** START Data **

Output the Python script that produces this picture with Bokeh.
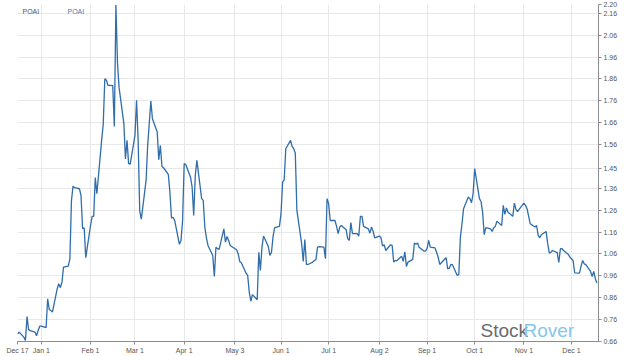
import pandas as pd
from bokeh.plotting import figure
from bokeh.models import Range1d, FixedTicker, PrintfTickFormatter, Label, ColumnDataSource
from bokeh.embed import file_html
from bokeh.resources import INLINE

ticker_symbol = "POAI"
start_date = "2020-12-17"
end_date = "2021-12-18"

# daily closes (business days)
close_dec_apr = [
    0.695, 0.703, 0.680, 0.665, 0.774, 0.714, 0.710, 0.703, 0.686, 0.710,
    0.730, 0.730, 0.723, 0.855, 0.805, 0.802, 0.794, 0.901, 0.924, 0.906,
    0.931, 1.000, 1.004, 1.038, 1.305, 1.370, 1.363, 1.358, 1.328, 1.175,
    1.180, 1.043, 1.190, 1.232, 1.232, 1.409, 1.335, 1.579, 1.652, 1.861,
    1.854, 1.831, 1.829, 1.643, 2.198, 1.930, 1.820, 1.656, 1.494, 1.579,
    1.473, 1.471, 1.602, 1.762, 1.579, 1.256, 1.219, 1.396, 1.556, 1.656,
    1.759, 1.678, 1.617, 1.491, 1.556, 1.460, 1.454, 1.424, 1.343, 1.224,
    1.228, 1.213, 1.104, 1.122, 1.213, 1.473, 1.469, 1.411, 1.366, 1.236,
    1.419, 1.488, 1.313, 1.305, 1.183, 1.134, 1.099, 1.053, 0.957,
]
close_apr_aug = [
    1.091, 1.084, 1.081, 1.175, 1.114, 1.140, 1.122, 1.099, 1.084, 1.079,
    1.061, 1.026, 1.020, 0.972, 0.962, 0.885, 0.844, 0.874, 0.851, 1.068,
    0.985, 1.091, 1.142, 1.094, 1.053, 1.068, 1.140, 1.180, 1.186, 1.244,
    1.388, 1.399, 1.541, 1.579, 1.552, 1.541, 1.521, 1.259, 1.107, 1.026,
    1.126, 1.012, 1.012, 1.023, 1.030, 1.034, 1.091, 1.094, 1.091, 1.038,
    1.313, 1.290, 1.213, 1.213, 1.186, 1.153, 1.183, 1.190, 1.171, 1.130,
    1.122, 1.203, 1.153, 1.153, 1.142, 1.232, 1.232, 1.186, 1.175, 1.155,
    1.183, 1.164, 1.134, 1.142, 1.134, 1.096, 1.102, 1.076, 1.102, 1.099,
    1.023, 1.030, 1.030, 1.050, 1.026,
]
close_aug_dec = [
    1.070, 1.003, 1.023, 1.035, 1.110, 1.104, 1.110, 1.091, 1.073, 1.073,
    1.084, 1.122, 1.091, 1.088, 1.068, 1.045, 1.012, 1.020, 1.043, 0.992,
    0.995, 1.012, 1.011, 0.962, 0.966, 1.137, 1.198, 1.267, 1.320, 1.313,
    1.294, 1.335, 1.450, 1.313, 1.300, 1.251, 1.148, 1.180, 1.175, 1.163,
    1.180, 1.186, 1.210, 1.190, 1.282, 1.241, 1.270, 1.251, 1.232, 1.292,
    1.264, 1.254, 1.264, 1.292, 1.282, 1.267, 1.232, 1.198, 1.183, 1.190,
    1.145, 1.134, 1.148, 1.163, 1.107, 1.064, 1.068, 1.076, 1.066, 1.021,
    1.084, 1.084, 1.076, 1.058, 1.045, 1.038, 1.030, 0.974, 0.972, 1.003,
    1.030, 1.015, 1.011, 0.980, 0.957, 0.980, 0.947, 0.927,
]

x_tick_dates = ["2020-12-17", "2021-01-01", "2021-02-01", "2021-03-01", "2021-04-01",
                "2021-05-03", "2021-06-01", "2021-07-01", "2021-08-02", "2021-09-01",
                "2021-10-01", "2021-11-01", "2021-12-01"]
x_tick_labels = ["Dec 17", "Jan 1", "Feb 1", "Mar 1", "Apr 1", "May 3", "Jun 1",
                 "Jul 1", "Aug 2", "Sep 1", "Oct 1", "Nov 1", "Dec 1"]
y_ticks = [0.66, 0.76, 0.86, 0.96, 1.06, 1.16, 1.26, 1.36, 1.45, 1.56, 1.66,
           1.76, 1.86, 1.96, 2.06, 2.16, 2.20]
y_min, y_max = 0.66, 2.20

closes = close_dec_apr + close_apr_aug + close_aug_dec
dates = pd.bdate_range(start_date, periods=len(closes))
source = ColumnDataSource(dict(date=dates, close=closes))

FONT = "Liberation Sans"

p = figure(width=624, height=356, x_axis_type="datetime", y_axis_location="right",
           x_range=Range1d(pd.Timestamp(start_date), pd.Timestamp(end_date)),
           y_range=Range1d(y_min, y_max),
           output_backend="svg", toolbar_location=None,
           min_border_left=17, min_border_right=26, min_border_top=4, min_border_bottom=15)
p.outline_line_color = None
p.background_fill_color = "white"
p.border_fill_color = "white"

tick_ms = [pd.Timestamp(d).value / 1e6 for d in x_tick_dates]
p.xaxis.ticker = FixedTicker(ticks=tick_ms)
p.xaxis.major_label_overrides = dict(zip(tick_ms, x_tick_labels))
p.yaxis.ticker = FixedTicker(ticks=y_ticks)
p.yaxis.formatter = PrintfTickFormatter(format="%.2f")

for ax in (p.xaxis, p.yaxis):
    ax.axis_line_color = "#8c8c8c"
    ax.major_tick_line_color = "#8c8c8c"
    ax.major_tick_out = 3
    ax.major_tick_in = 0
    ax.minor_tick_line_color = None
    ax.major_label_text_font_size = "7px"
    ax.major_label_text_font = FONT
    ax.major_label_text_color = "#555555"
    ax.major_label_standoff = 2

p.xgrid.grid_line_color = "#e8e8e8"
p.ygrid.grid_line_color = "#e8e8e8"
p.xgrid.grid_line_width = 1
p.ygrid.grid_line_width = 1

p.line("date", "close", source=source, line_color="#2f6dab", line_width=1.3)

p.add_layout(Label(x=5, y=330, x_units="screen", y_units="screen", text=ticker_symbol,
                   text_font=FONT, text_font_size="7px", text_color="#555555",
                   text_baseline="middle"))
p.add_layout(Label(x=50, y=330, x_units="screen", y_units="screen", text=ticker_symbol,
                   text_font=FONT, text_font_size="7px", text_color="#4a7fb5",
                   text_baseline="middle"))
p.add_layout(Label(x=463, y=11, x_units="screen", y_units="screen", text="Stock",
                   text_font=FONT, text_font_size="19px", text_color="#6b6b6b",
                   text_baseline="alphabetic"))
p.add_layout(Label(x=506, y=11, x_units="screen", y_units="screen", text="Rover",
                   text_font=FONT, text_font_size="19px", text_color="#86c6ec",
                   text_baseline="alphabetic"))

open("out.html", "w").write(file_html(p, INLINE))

** END Data **

Written task ▸
Reproduce the material word for word. Any pictures should be left out of the copy.

Result for this task ▸
Output the Python script that produces this picture with Bokeh.
import pandas as pd
from bokeh.plotting import figure
from bokeh.models import Range1d, FixedTicker, PrintfTickFormatter, Label, ColumnDataSource
from bokeh.embed import file_html
from bokeh.resources import INLINE

ticker_symbol = "POAI"
start_date = "2020-12-17"
end_date = "2021-12-18"

# daily closes (business days)
close_dec_apr = [
    0.695, 0.703, 0.680, 0.665, 0.774, 0.714, 0.710, 0.703, 0.686, 0.710,
    0.730, 0.730, 0.723, 0.855, 0.805, 0.802, 0.794, 0.901, 0.924, 0.906,
    0.931, 1.000, 1.004, 1.038, 1.305, 1.370, 1.363, 1.358, 1.328, 1.175,
    1.180, 1.043, 1.190, 1.232, 1.232, 1.409, 1.335, 1.579, 1.652, 1.861,
    1.854, 1.831, 1.829, 1.643, 2.198, 1.930, 1.820, 1.656, 1.494, 1.579,
    1.473, 1.471, 1.602, 1.762, 1.579, 1.256, 1.219, 1.396, 1.556, 1.656,
    1.759, 1.678, 1.617, 1.491, 1.556, 1.460, 1.454, 1.424, 1.343, 1.224,
    1.228, 1.213, 1.104, 1.122, 1.213, 1.473, 1.469, 1.411, 1.366, 1.236,
    1.419, 1.488, 1.313, 1.305, 1.183, 1.134, 1.099, 1.053, 0.957,
]
close_apr_aug = [
    1.091, 1.084, 1.081, 1.175, 1.114, 1.140, 1.122, 1.099, 1.084, 1.079,
    1.061, 1.026, 1.020, 0.972, 0.962, 0.885, 0.844, 0.874, 0.851, 1.068,
    0.985, 1.091, 1.142, 1.094, 1.053, 1.068, 1.140, 1.180, 1.186, 1.244,
    1.388, 1.399, 1.541, 1.579, 1.552, 1.541, 1.521, 1.259, 1.107, 1.026,
    1.126, 1.012, 1.012, 1.023, 1.030, 1.034, 1.091, 1.094, 1.091, 1.038,
    1.313, 1.290, 1.213, 1.213, 1.186, 1.153, 1.183, 1.190, 1.171, 1.130,
    1.122, 1.203, 1.153, 1.153, 1.142, 1.232, 1.232, 1.186, 1.175, 1.155,
    1.183, 1.164, 1.134, 1.142, 1.134, 1.096, 1.102, 1.076, 1.102, 1.099,
    1.023, 1.030, 1.030, 1.050, 1.026,
]
close_aug_dec = [
    1.070, 1.003, 1.023, 1.035, 1.110, 1.104, 1.110, 1.091, 1.073, 1.073,
    1.084, 1.122, 1.091, 1.088, 1.068, 1.045, 1.012, 1.020, 1.043, 0.992,
    0.995, 1.012, 1.011, 0.962, 0.966, 1.137, 1.198, 1.267, 1.320, 1.313,
    1.294, 1.335, 1.450, 1.313, 1.300, 1.251, 1.148, 1.180, 1.175, 1.163,
    1.180, 1.186, 1.210, 1.190, 1.282, 1.241, 1.270, 1.251, 1.232, 1.292,
    1.264, 1.254, 1.264, 1.292, 1.282, 1.267, 1.232, 1.198, 1.183, 1.190,
    1.145, 1.134, 1.148, 1.163, 1.107, 1.064, 1.068, 1.076, 1.066, 1.021,
    1.084, 1.084, 1.076, 1.058, 1.045, 1.038, 1.030, 0.974, 0.972, 1.003,
    1.030, 1.015, 1.011, 0.980, 0.957, 0.980, 0.947, 0.927,
]

x_tick_dates = ["2020-12-17", "2021-01-01", "2021-02-01", "2021-03-01", "2021-04-01",
                "2021-05-03", "2021-06-01", "2021-07-01", "2021-08-02", "2021-09-01",
                "2021-10-01", "2021-11-01", "2021-12-01"]
x_tick_labels = ["Dec 17", "Jan 1", "Feb 1", "Mar 1", "Apr 1", "May 3", "Jun 1",
                 "Jul 1", "Aug 2", "Sep 1", "Oct 1", "Nov 1", "Dec 1"]
y_ticks = [0.66, 0.76, 0.86, 0.96, 1.06, 1.16, 1.26, 1.36, 1.45, 1.56, 1.66,
           1.76, 1.86, 1.96, 2.06, 2.16, 2.20]
y_min, y_max = 0.66, 2.20

closes = close_dec_apr + close_apr_aug + close_aug_dec
dates = pd.bdate_range(start_date, periods=len(closes))
source = ColumnDataSource(dict(date=dates, close=closes))

FONT = "Liberation Sans"

p = figure(width=624, height=356, x_axis_type="datetime", y_axis_location="right",
           x_range=Range1d(pd.Timestamp(start_date), pd.Timestamp(end_date)),
           y_range=Range1d(y_min, y_max),
           output_backend="svg", toolbar_location=None,
           min_border_left=17, min_border_right=26, min_border_top=4, min_border_bottom=15)
p.outline_line_color = None
p.background_fill_color = "white"
p.border_fill_color = "white"

tick_ms = [pd.Timestamp(d).value / 1e6 for d in x_tick_dates]
p.xaxis.ticker = FixedTicker(ticks=tick_ms)
p.xaxis.major_label_overrides = dict(zip(tick_ms, x_tick_labels))
p.yaxis.ticker = FixedTicker(ticks=y_ticks)
p.yaxis.formatter = PrintfTickFormatter(format="%.2f")

for ax in (p.xaxis, p.yaxis):
    ax.axis_line_color = "#8c8c8c"
    ax.major_tick_line_color = "#8c8c8c"
    ax.major_tick_out = 3
    ax.major_tick_in = 0
    ax.minor_tick_line_color = None
    ax.major_label_text_font_size = "7px"
    ax.major_label_text_font = FONT
    ax.major_label_text_color = "#555555"
    ax.major_label_standoff = 2

p.xgrid.grid_line_color = "#e8e8e8"
p.ygrid.grid_line_color = "#e8e8e8"
p.xgrid.grid_line_width = 1
p.ygrid.grid_line_width = 1

p.line("date", "close", source=source, line_color="#2f6dab", line_width=1.3)

p.add_layout(Label(x=5, y=330, x_units="screen", y_units="screen", text=ticker_symbol,
                   text_font=FONT, text_font_size="7px", text_color="#555555",
                   text_baseline="middle"))
p.add_layout(Label(x=50, y=330, x_units="screen", y_units="screen", text=ticker_symbol,
                   text_font=FONT, text_font_size="7px", text_color="#4a7fb5",
                   text_baseline="middle"))
p.add_layout(Label(x=463, y=11, x_units="screen", y_units="screen", text="Stock",
                   text_font=FONT, text_font_size="19px", text_color="#6b6b6b",
                   text_baseline="alphabetic"))
p.add_layout(Label(x=506, y=11, x_units="screen", y_units="screen", text="Rover",
                   text_font=FONT, text_font_size="19px", text_color="#86c6ec",
                   text_baseline="alphabetic"))

open("out.html", "w").write(file_html(p, INLINE))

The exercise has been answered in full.